▶ **Data listing**
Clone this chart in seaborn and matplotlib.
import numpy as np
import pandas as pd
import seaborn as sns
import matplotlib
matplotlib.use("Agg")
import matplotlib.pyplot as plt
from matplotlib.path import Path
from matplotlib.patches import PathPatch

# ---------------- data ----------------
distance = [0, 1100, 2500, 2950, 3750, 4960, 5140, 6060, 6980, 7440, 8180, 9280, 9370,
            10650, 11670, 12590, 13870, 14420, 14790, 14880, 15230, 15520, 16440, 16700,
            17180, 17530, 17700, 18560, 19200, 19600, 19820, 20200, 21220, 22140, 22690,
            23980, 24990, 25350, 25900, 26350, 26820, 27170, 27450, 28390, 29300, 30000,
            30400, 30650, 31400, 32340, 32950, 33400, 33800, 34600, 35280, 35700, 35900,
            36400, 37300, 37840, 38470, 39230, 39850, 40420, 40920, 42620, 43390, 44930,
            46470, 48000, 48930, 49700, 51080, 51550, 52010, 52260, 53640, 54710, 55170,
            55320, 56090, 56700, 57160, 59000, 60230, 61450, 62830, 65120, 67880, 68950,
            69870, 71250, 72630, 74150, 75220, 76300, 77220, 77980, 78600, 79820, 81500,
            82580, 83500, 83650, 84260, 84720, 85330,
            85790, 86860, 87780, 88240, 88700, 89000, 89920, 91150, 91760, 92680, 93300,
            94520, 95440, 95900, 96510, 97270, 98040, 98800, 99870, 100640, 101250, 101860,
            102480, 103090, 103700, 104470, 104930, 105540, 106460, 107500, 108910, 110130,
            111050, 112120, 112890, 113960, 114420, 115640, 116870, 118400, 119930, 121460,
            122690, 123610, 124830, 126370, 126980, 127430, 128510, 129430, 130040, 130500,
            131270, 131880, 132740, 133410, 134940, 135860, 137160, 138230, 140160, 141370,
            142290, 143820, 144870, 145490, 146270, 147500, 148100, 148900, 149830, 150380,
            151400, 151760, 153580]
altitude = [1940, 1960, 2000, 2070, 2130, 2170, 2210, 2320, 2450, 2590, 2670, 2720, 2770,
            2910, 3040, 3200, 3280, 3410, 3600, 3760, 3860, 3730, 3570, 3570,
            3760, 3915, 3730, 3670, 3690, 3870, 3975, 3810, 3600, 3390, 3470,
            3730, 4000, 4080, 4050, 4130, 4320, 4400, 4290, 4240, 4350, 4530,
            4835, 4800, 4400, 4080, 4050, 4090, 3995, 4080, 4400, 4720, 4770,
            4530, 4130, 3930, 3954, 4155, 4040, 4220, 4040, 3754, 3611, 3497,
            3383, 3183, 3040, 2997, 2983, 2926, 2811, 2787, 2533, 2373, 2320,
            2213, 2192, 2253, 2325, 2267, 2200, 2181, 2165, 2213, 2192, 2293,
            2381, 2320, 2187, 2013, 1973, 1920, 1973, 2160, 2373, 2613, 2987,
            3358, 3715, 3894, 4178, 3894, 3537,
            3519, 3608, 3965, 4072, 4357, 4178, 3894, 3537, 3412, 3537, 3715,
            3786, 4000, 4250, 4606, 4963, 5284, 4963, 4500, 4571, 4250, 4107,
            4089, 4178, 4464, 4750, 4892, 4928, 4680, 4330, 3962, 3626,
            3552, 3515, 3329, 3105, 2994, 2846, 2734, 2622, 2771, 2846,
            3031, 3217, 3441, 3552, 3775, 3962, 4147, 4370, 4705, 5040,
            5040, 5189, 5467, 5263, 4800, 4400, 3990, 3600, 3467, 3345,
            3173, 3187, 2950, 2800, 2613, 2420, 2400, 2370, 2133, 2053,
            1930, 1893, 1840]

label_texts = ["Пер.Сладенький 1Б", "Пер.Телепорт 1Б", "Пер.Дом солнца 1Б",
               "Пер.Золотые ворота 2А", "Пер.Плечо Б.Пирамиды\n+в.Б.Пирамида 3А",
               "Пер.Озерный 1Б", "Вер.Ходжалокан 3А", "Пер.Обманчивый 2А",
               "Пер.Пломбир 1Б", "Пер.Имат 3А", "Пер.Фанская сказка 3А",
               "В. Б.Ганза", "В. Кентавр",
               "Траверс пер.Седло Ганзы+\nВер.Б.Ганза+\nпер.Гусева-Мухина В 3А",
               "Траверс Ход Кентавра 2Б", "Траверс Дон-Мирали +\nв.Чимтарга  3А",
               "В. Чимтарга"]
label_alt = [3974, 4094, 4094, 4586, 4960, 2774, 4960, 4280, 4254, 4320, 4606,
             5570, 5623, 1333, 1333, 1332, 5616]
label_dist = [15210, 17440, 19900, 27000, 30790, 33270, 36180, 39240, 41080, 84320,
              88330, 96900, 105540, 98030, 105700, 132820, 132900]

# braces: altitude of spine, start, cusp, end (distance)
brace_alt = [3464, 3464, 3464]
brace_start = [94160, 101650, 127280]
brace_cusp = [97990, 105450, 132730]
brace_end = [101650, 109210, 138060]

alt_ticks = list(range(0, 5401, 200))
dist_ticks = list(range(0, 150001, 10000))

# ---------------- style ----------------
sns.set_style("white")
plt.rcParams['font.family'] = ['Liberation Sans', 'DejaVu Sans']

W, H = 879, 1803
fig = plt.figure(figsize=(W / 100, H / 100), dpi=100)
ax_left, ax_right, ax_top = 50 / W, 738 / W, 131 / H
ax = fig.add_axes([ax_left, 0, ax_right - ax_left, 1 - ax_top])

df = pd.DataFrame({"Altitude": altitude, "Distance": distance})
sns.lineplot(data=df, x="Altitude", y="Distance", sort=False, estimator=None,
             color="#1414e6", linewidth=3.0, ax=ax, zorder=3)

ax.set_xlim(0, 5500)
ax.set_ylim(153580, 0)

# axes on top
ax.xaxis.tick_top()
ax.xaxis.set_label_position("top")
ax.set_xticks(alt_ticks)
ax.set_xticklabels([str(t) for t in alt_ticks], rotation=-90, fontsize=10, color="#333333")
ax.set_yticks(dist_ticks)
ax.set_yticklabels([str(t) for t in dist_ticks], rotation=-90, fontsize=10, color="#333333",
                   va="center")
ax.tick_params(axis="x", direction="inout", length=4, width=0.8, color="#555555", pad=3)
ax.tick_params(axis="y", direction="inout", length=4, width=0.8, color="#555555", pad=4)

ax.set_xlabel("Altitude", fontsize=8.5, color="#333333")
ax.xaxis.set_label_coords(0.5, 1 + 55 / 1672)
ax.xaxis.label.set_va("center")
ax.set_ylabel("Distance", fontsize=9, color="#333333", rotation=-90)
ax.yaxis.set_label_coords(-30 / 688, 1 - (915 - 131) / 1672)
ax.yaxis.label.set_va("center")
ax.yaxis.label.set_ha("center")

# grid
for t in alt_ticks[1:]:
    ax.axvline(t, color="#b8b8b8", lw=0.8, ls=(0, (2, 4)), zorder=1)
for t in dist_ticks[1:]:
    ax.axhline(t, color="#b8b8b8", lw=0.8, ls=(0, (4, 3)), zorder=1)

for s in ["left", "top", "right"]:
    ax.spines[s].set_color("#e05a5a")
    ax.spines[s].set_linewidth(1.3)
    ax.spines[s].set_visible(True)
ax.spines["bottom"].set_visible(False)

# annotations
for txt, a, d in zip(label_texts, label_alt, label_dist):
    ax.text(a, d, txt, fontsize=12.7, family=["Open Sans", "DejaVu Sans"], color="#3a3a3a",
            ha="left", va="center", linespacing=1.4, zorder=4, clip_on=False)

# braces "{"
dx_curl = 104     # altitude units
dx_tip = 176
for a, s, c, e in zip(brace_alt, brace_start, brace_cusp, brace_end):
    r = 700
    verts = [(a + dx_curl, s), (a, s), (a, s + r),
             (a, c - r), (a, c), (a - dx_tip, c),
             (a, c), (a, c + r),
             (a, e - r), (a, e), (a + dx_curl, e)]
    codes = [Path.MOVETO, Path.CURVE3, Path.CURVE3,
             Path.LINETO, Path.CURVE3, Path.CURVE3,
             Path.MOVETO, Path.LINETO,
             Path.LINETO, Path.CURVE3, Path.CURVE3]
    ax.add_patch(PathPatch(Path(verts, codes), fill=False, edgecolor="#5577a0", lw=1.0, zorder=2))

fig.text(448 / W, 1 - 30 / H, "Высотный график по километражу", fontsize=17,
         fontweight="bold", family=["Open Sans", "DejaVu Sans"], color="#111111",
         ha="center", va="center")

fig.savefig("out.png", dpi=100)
--
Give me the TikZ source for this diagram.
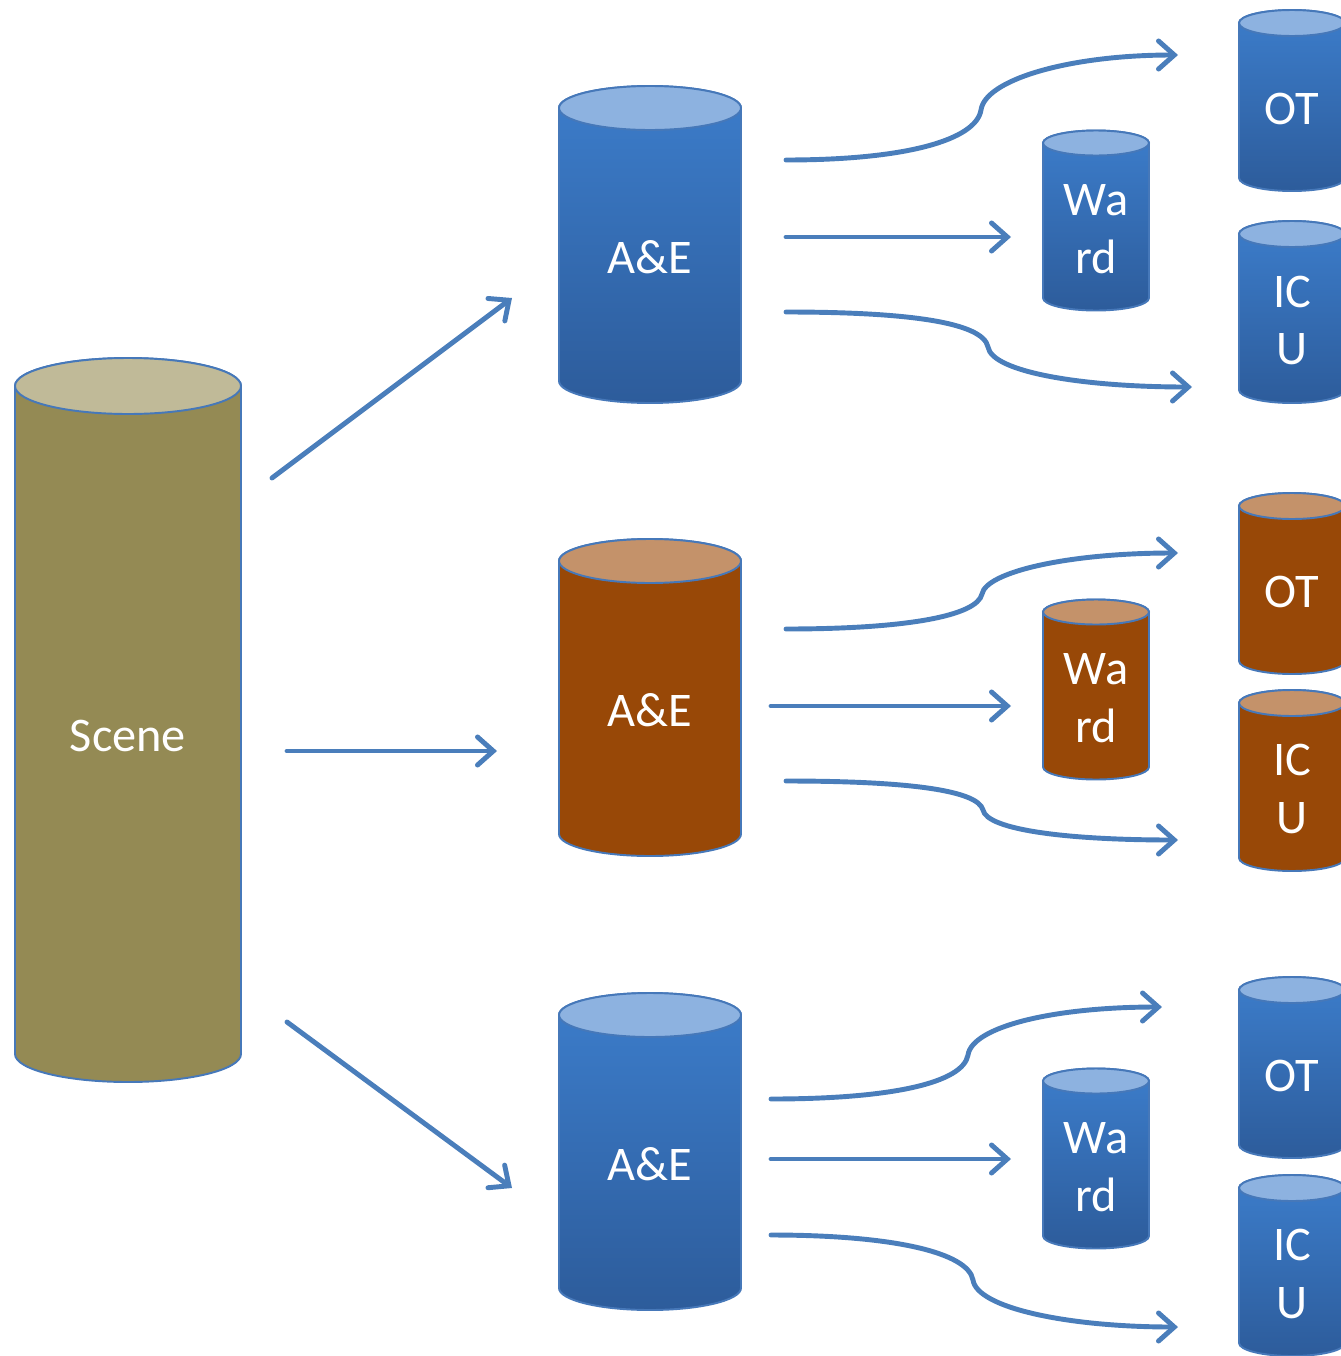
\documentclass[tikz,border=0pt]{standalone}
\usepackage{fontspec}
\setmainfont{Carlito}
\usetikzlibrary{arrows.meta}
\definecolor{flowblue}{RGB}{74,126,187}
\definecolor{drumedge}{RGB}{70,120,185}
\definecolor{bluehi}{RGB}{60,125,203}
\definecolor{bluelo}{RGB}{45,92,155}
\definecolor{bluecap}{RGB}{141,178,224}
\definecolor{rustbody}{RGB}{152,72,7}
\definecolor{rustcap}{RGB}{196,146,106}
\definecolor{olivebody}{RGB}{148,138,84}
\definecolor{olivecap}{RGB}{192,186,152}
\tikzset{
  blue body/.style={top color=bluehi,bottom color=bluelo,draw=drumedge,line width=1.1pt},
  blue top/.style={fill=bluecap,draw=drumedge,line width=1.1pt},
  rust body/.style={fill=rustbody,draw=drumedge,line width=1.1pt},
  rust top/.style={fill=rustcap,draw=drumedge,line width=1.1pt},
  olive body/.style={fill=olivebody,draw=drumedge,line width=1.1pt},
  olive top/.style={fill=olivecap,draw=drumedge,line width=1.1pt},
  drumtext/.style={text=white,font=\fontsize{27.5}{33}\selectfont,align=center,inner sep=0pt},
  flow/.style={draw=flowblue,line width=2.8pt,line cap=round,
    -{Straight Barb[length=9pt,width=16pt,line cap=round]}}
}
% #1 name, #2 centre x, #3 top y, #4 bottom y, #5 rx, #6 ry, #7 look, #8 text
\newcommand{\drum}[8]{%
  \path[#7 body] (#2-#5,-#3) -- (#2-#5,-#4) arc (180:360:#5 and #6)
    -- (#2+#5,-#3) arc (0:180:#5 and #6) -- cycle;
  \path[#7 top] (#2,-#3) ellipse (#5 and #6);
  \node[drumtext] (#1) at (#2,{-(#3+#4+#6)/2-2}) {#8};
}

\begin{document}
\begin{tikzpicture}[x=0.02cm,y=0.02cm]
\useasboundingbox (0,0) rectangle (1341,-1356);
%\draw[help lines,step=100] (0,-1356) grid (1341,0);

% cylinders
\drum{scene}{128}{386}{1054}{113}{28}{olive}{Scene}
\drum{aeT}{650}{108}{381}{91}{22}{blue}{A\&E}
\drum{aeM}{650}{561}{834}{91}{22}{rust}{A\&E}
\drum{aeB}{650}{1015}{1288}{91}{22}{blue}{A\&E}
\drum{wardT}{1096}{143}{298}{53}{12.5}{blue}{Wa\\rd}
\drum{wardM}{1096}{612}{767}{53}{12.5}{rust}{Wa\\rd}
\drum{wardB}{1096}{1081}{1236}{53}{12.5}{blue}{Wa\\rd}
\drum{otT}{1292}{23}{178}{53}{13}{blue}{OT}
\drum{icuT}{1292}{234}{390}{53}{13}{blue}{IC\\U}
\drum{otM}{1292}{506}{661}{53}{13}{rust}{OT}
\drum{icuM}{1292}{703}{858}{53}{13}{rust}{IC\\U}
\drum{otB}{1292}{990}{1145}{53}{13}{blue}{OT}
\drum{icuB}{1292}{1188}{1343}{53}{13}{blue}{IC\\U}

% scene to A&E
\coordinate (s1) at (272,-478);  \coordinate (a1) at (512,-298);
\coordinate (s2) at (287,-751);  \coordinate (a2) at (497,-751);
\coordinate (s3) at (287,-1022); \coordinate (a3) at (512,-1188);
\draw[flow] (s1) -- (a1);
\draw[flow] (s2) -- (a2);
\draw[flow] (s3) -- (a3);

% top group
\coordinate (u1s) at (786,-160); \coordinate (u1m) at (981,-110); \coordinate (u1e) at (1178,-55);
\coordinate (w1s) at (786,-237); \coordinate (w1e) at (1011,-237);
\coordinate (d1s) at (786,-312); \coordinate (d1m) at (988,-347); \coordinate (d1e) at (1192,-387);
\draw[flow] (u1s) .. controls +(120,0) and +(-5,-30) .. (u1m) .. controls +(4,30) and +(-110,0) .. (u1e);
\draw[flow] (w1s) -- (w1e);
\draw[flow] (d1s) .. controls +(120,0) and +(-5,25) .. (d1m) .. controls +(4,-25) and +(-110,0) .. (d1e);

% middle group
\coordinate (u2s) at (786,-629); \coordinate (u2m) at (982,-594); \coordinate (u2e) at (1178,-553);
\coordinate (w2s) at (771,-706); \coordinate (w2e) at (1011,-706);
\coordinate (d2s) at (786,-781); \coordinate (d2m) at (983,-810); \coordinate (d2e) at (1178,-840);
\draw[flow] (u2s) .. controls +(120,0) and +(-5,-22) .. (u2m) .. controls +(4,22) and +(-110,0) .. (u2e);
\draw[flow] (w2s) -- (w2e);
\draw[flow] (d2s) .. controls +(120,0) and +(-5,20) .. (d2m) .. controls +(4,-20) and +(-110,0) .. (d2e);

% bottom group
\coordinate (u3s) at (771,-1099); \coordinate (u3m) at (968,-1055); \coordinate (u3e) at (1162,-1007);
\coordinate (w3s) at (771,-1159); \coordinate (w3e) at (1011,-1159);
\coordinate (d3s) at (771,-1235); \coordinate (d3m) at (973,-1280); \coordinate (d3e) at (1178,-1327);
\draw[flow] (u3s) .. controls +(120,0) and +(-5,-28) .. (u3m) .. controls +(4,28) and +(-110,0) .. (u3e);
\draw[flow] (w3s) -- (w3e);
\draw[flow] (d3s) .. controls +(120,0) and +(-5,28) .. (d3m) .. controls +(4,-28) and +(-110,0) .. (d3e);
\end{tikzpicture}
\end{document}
* * *
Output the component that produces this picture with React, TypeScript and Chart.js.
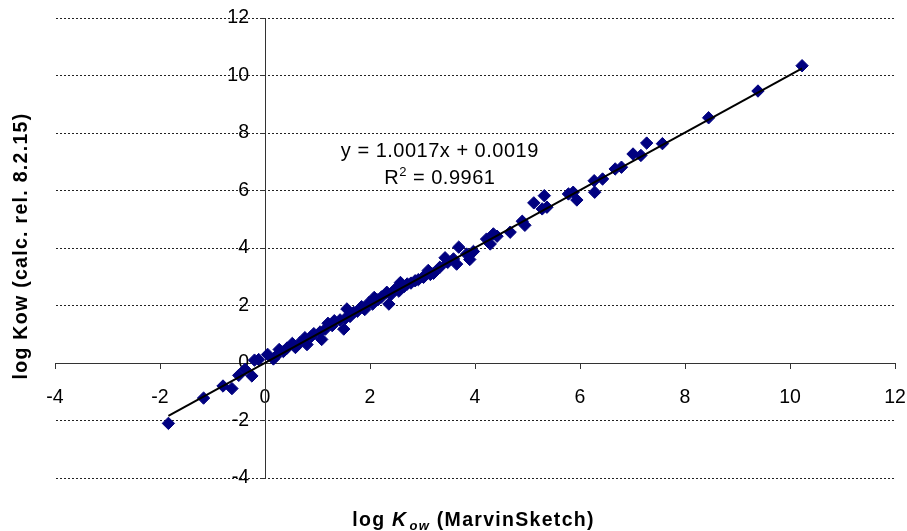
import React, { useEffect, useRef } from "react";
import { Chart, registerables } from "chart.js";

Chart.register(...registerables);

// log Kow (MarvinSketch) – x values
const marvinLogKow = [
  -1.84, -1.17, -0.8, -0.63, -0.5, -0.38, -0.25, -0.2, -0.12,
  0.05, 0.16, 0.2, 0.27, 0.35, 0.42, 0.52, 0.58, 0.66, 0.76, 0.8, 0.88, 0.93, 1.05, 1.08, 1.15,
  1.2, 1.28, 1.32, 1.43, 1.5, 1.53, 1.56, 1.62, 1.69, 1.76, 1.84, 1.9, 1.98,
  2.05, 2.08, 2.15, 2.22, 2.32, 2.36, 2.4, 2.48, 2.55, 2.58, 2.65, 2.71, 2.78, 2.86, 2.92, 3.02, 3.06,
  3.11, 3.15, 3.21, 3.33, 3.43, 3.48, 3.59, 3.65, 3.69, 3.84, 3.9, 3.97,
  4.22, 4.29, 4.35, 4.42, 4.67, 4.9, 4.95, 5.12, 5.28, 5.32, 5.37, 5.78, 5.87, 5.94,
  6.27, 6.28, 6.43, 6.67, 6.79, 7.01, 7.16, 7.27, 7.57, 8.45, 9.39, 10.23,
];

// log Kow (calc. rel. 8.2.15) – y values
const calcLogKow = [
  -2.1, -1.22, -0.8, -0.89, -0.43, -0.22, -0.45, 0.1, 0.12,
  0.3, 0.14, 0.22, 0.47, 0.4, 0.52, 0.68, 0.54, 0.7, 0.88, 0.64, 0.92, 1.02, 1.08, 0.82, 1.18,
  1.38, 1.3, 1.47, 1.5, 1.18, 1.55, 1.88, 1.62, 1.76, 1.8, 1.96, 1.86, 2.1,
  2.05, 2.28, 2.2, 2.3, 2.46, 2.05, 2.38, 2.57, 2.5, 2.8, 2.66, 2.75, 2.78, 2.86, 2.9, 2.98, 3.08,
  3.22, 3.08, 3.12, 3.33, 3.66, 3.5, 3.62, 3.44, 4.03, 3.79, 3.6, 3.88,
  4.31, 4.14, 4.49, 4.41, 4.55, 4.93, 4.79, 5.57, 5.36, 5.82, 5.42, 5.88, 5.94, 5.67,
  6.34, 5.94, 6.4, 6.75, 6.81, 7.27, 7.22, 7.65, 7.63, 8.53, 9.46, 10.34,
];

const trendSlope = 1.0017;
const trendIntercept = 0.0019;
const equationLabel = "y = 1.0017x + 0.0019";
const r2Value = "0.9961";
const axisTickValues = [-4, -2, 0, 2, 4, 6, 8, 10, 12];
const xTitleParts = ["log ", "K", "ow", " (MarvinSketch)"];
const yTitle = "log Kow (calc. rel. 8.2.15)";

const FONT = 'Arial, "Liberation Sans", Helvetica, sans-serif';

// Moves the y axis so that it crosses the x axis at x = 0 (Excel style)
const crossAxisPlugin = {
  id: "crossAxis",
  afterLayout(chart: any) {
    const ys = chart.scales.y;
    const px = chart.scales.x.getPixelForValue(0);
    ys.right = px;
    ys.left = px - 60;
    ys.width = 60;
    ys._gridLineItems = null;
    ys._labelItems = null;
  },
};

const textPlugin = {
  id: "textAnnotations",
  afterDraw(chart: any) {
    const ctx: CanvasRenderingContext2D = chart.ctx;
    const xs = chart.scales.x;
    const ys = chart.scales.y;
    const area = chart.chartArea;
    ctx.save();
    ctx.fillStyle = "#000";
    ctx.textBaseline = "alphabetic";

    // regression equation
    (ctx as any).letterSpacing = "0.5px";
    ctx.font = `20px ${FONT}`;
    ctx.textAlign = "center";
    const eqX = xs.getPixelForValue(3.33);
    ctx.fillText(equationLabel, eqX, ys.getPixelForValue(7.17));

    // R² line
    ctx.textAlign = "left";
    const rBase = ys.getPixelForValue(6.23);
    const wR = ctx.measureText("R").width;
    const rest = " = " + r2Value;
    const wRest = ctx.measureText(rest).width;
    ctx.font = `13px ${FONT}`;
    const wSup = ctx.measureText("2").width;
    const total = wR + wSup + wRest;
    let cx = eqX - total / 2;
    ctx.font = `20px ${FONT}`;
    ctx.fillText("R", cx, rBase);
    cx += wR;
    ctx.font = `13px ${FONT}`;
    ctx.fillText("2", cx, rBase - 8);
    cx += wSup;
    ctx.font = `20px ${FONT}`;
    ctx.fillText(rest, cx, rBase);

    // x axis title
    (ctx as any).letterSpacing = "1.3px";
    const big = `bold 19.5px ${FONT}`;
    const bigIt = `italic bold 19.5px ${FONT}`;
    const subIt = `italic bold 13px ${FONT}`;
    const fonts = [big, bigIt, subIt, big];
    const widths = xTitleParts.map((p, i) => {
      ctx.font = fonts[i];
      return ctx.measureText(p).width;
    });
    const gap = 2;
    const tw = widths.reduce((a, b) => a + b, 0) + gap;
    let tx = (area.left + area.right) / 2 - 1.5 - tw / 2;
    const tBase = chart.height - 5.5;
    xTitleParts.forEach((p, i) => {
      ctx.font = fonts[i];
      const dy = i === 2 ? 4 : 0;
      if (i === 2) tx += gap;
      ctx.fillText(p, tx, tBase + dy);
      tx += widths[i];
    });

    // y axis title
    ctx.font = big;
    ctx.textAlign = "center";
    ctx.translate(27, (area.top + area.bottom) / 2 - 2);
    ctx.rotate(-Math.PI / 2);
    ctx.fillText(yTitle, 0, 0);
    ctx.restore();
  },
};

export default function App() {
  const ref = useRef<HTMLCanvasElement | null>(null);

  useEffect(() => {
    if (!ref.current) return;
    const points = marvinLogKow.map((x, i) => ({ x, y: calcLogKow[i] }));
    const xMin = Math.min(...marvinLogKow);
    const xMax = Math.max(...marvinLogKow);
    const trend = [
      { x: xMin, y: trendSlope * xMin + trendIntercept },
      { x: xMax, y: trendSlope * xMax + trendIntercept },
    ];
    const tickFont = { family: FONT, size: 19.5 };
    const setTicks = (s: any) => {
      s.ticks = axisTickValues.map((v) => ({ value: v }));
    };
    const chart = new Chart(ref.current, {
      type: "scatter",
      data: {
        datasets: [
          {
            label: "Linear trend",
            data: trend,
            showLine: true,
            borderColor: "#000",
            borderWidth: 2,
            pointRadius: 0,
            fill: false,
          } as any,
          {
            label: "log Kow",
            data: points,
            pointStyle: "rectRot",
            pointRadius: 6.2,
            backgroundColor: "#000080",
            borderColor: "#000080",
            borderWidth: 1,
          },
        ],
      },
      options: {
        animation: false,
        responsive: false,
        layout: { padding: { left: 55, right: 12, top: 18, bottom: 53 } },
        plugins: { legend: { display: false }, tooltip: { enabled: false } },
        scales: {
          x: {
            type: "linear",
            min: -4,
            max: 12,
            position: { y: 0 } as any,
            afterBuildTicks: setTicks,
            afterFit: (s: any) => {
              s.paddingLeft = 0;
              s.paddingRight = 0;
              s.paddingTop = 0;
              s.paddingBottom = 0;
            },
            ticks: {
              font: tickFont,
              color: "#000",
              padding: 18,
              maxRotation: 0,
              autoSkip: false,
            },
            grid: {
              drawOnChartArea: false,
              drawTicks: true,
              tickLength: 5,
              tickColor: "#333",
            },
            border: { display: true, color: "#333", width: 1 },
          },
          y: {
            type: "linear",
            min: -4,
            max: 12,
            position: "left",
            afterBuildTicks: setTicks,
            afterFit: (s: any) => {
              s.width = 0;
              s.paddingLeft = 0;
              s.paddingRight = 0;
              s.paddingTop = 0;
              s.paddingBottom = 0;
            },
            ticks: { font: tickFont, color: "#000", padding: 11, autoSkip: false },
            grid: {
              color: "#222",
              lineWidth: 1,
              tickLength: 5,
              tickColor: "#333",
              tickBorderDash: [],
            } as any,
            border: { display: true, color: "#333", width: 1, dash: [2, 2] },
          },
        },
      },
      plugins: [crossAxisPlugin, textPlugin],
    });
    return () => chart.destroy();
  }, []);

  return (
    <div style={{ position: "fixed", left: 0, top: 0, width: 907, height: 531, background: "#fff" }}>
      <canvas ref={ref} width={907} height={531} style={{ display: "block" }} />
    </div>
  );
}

▶ **WHAT THE TASK REQUIRES**
Go through the data above and find the lines with the word "that". Copy each of those lines.

▶ **FULL ANSWER**
Output the component that produces this picture with React, TypeScript and Chart.js.
// Moves the y axis so that it crosses the x axis at x = 0 (Excel style)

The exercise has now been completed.